A quintet of Scandinavian musicians, Erik Carlsson & All Stars use an even more venerable configuration for their recreation of so called Swedish [j]azz of the 1950s and 1960s: the 10 inch LP. The appeal of these one-track-per-side performances on this two-LP set is how the players stay true to the pieces pop-bop origins while retrofitting (post) modern sequences. A tune such as the folksy Du Glädjerika Skona is propelled by subtle emphasis from Kjell Nordeson’s vibes plus snorting flutters from Mats Gustafsson’s baritone saxophone and vibrating puffs Per-Åke Holmlander’s tuba until near tactile clatters and scratches sourced from Dieb13’s turntables roguishly interrupts the proceedings. Similarly a treatment of Umepolskan & Nybyggarland links the variable speeds of Nordeson’s motor-driven instrument with Dieb13’s sampled aviary squawks and trills until basso saxophone burps introduce a waltz-like turn around played straight with supple mallet clicks and rat-tat-tat drumming from Carlsson. Finally the tune exits as contest between Gustafsson’s barking reed lines and the initial theme propelled by vibes and tuba.

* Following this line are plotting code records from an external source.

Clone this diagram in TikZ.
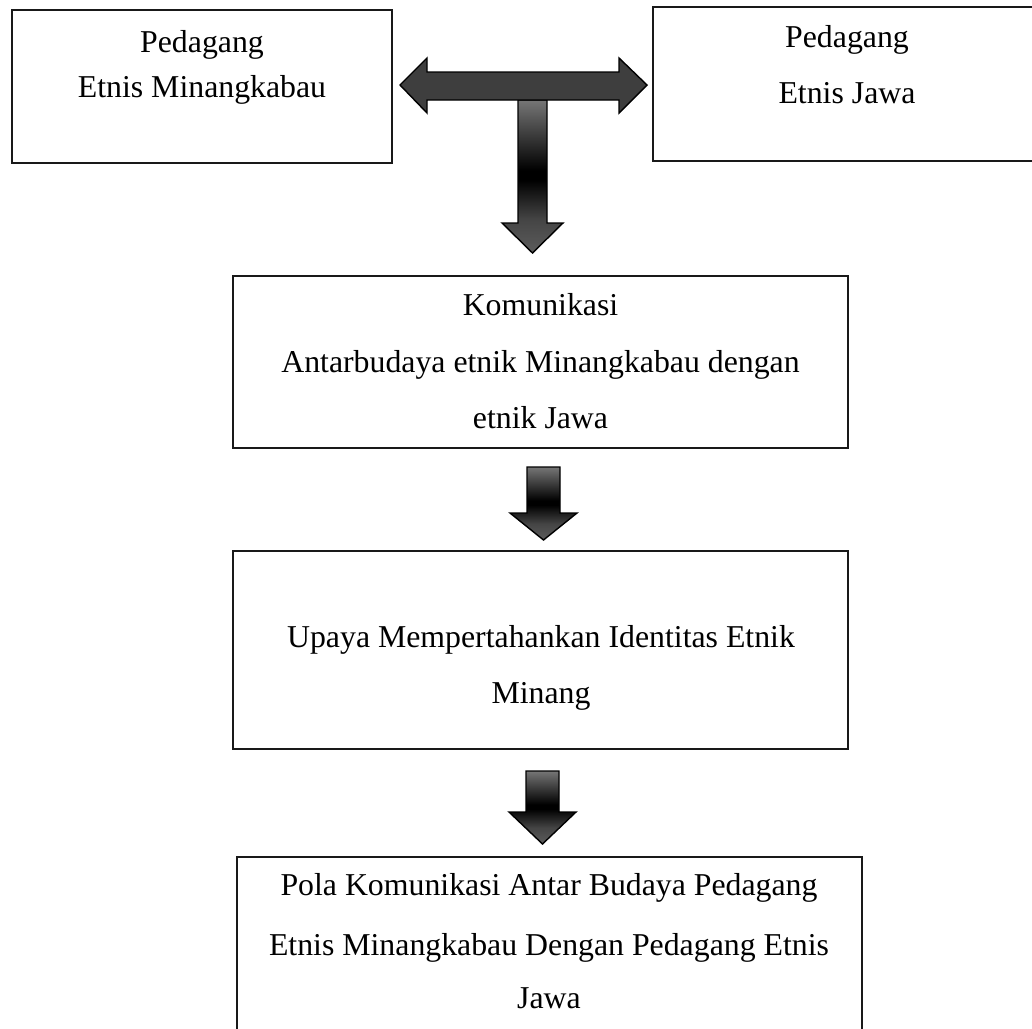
\documentclass[tikz,border=0pt]{standalone}
\usepackage{fontspec}
\setmainfont{Liberation Serif}
\definecolor{tgray}{RGB}{118,118,118}
\definecolor{hgray}{RGB}{92,92,92}
\definecolor{bargray}{RGB}{62,62,62}
\pgfdeclareverticalshading{arrowshade}{100bp}{color(0bp)=(hgray); color(25bp)=(hgray); color(36bp)=(hgray!75!black); color(49bp)=(black); color(52bp)=(black); color(75bp)=(tgray); color(100bp)=(tgray)}
\begin{document}
\begin{tikzpicture}[x=1pt,y=-1pt,
  box/.style={draw=black!90, line width=1.6pt, inner sep=0pt},
  txt/.style={font=\fontsize{31.8}{38}\selectfont, inner sep=0pt, anchor=base},
  blk/.style={draw=black, line width=1.4pt, line join=miter},
  shadedarrow/.style={blk, shading=arrowshade}]
\useasboundingbox (0,0) rectangle (1032,1028);
\fill[white] (0,0) rectangle (1032,1028);
\clip (0,0) rectangle (1032,1028);
% boxes
\node[box, minimum width=380pt, minimum height=153pt] (b1) at (202,86.5) {};
\node[box, minimum width=388pt, minimum height=154pt] (b2) at (847,84) {};
\node[box, minimum width=615pt, minimum height=172pt] (b3) at (540.5,362) {};
\node[box, minimum width=615pt, minimum height=198pt] (b4) at (540.5,650) {};
\node[box, minimum width=625pt, minimum height=203pt] (b5) at (549.5,958.5) {};
% texts
\node[txt] (t1a) at (202,52) {Pedagang};
\node[txt] (t1b) at (202,97) {Etnis Minangkabau};
\node[txt] (t2a) at (847,47) {Pedagang};
\node[txt] (t2b) at (847,103) {Etnis Jawa};
\node[txt] (t3a) at (540.5,315) {Komunikasi};
\node[txt] (t3b) at (540.5,372) {Antarbudaya etnik Minangkabau dengan};
\node[txt] (t3c) at (540.5,428) {etnik Jawa};
\node[txt] (t4a) at (541,647) {Upaya Mempertahankan Identitas Etnik};
\node[txt] (t4b) at (541,703) {Minang};
\node[txt] (t5a) at (549,895) {Pola Komunikasi Antar Budaya Pedagang};
\node[txt] (t5b) at (549,955) {Etnis Minangkabau Dengan Pedagang Etnis};
\node[txt] (t5c) at (549,1008) {Jawa};
% T arrow: vertical part
\path[shadedarrow]
  (518,100) -- (547,100) -- (547,223) -- (563,223) -- (532.5,253)
  -- (502,223) -- (518,223) -- cycle;
% T arrow: horizontal double arrow
\path[blk, fill=bargray]
  (400,85) -- (427,58) -- (427,72) -- (619,72) -- (619,58) -- (647,85)
  -- (619,113) -- (619,100) -- (427,100) -- (427,113) -- cycle;
% arrow between b3 and b4
\path[shadedarrow]
  (527,467) -- (560,467) -- (560,513) -- (577,513) -- (543.5,540)
  -- (510,513) -- (527,513) -- cycle;
% arrow between b4 and b5
\path[shadedarrow]
  (526,771) -- (559,771) -- (559,812) -- (576,812) -- (542.5,844)
  -- (509,812) -- (526,812) -- cycle;
\end{tikzpicture}
\end{document}
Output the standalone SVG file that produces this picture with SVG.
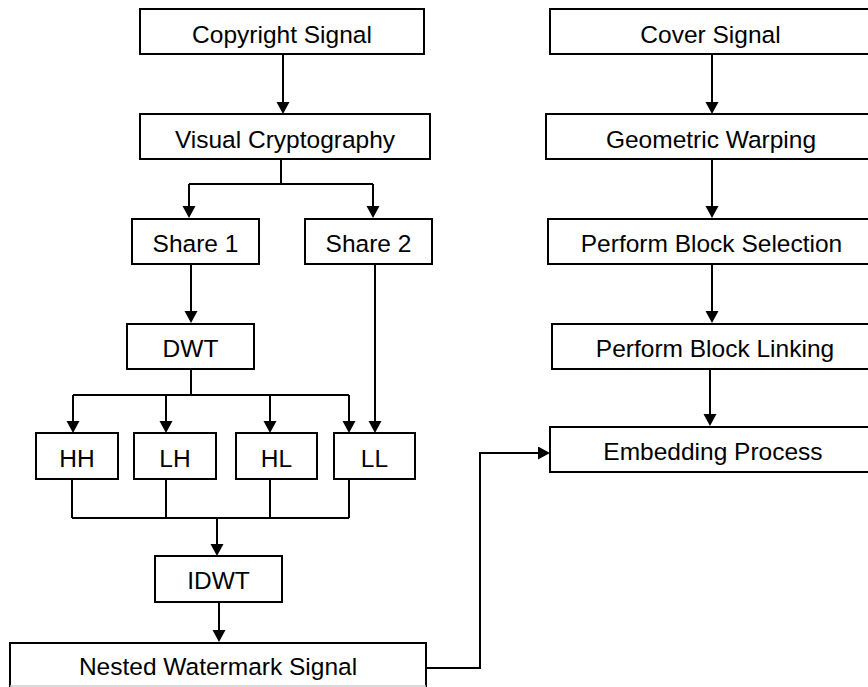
<svg xmlns="http://www.w3.org/2000/svg" width="868" height="687" viewBox="0 0 868 687">
<defs>
<marker id="ah" markerUnits="userSpaceOnUse" markerWidth="14" markerHeight="14" refX="0" refY="6.5" orient="auto">
<path d="M0,0 L12,6.5 L0,13 z" fill="#000"/>
</marker>
</defs>
<style>
.box{fill:#fff;stroke:#000;stroke-width:2}
.t{font-family:"Liberation Sans",Arial,sans-serif;font-size:24.5px;fill:#000;text-anchor:middle}
.c{fill:none;stroke:#000;stroke-width:2}
.a{fill:none;stroke:#000;stroke-width:2;marker-end:url(#ah)}
</style>
<rect width="868" height="687" fill="#fff"/>
<g id="connectors">
<path class="a" d="M283,54 V102"/>
<path class="c" d="M281,159 V184 M189,184 H373"/>
<path class="a" d="M189,184 V206"/>
<path class="a" d="M373,184 V206"/>
<path class="a" d="M191,264 V311"/>
<path class="c" d="M191,369 V395 M73,395 H349"/>
<path class="a" d="M73,395 V421"/>
<path class="a" d="M166,395 V421"/>
<path class="a" d="M270,395 V421"/>
<path class="a" d="M349,395 V421"/>
<path class="a" d="M375,264 V421"/>
<path class="c" d="M72,479 V518 M166,479 V518 M270,479 V518 M349,479 V518 M72,518 H349"/>
<path class="a" d="M217,518 V544"/>
<path class="a" d="M219,602 V630"/>
<path class="a" d="M423,668 H480 V453 H538"/>
<path class="a" d="M712,54 V102"/>
<path class="a" d="M712,159 V206"/>
<path class="a" d="M712,264 V311"/>
<path class="a" d="M710,369 V414"/>
</g>
<g id="copyright"><rect class="box" x="140" y="9" width="284" height="45"/><text class="t" x="282" y="43">Copyright Signal</text></g>
<g id="visual"><rect class="box" x="140" y="114" width="290" height="45"/><text class="t" x="285" y="148">Visual Cryptography</text></g>
<g id="share1"><rect class="box" x="132" y="219" width="127" height="45"/><text class="t" x="195.5" y="252">Share 1</text></g>
<g id="share2"><rect class="box" x="305" y="219" width="127" height="45"/><text class="t" x="368.5" y="252">Share 2</text></g>
<g id="dwt"><rect class="box" x="127" y="324" width="127" height="45"/><text class="t" x="190.5" y="357">DWT</text></g>
<g id="hh"><rect class="box" x="36" y="433" width="82" height="46"/><text class="t" x="77" y="467">HH</text></g>
<g id="lh"><rect class="box" x="134" y="433" width="82" height="46"/><text class="t" x="175" y="467">LH</text></g>
<g id="hl"><rect class="box" x="236" y="433" width="81" height="46"/><text class="t" x="276.5" y="467">HL</text></g>
<g id="ll"><rect class="box" x="334" y="433" width="81" height="46"/><text class="t" x="374.5" y="467">LL</text></g>
<g id="idwt"><rect class="box" x="155" y="556" width="127" height="46"/><text class="t" x="218.5" y="589">IDWT</text></g>
<g id="nested"><rect x="10" y="643" width="416" height="43" fill="#fff"/><path class="c" d="M10,687 V643 H426 V687"/><path d="M10,686 H426" stroke="#ccc" stroke-width="1.5"/><text class="t" x="218" y="675">Nested Watermark Signal</text></g>
<g id="cover"><rect class="box" x="550" y="9" width="330" height="45"/><text class="t" x="710.5" y="43">Cover Signal</text></g>
<g id="geometric"><rect class="box" x="546" y="114" width="334" height="45"/><text class="t" x="711" y="148">Geometric Warping</text></g>
<g id="selection"><rect class="box" x="548" y="219" width="332" height="45"/><text class="t" x="711.5" y="252">Perform Block Selection</text></g>
<g id="linking"><rect class="box" x="552" y="324" width="328" height="45"/><text class="t" x="715" y="357">Perform Block Linking</text></g>
<g id="embedding"><rect class="box" x="550" y="427" width="330" height="45"/><text class="t" x="713" y="460">Embedding Process</text></g>
</svg>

Moving ahead a half century to the second decade of the 21st, and preserved on a far different medium are concerts recorded at an music festival in Rimouski, Quebec only available for download. The slyly titled Invisible Tour de Bras DL #1 captures an intense interaction among German analog synthesiser player Thomas Lehn, Montreal percussionist Michel F. Côté and local electric bassist, Éric Normand. Lehn is also present on Sources Tour de Bras DL #2 but here his playing partner is Montreal-based, American violinist Malcolm Goldstein. Most of Invisible’s 36 minutes is concerned with understated crackles, cackles and clacks, with none of the players outputting expected timbres. Still a climax of sorts is reached at mid-point, after a klaxon-like blat, likely from Côté noisemakers, cuts through the waves of tripartite soundscapes, presaging emphasized percussion thumps, distorted bass flanges and sweeping oscillations from the synthesizer. Following a prolonged silence, the single track’s latter half is more distant and melancholy with intermittent milk-bottle like pops and door-stopper-like quivers, bass string sluices and jittery synthesizer pulsations fading to obtuse squeaks. With Goldstein’s so-called classical techniques on show, Sources is a stimulating sashay between two masterful improvisers as the fiddler’s staccato and strident scrubs and stops bring out the humanness of Lehn’s machinery. With bubbling hoedown-like slides, flying spiccato plus multiple jetes sounding concurrently, Goldstein coaxes lightening quick responses from Lehn, which take the form of thick tremolo modulations and grinding processed vamps. Flamboyant enough to intimate a passionate middle sequence studded with stops and strums, the violinist’s exposition eventually blends with the synthesizer player’s processed drones and ring-modular-like flanges to create a conclusion enlivened by Lehn’s unexpected piano-like keyboard expression and staccato string stops.
Turning on its head McLuhan’s dictum that the medium is the message, these projects prove that exceptional messages can appear in any medium.